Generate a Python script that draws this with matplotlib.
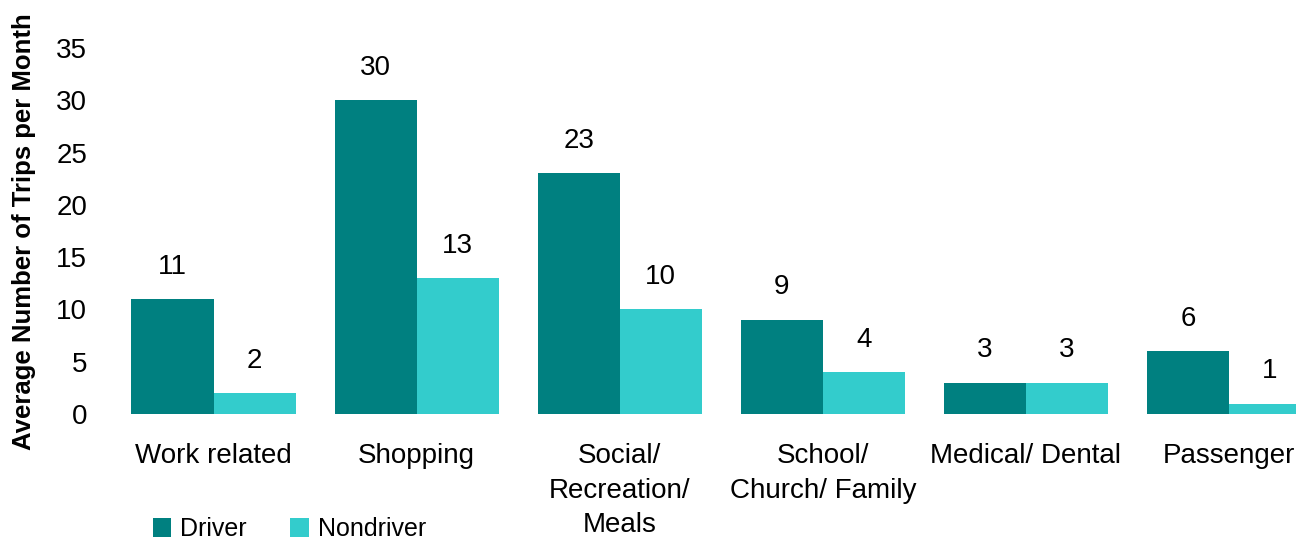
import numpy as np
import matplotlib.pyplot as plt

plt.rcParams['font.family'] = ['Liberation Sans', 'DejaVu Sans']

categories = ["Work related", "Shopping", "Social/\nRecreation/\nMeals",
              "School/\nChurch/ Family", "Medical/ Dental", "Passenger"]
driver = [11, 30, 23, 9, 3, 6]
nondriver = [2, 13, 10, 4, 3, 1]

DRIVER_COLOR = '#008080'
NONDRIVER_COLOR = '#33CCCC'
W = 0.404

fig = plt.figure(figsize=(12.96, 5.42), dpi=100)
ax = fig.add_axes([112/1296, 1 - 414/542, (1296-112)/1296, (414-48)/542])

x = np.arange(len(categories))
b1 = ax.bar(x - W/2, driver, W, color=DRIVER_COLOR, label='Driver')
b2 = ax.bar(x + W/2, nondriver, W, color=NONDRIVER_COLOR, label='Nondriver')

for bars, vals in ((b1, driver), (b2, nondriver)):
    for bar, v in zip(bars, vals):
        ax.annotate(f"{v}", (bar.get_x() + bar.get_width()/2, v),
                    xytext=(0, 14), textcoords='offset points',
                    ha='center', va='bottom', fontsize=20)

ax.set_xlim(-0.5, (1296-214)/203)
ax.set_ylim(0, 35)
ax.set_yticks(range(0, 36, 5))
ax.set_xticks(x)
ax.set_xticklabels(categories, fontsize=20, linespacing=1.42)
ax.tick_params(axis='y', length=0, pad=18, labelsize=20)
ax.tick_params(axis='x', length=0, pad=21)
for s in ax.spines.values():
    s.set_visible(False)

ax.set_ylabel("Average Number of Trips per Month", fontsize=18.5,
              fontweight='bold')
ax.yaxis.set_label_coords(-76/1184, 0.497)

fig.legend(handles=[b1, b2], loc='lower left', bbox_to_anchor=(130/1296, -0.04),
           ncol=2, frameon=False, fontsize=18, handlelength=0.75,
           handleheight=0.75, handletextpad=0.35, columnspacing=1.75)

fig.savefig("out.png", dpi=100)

-- -- --

(GOAL OF THE EXERCISE): Only the lines from the top of the data through the line with "nondriver = [2, 13, 10, 4, 3, 1]" should be quoted, exactly and with both ends kept; skip the pictures.

(EXPECTED OUTPUT):
Generate a Python script that draws this with matplotlib.
import numpy as np
import matplotlib.pyplot as plt

plt.rcParams['font.family'] = ['Liberation Sans', 'DejaVu Sans']

categories = ["Work related", "Shopping", "Social/\nRecreation/\nMeals",
              "School/\nChurch/ Family", "Medical/ Dental", "Passenger"]
driver = [11, 30, 23, 9, 3, 6]
nondriver = [2, 13, 10, 4, 3, 1]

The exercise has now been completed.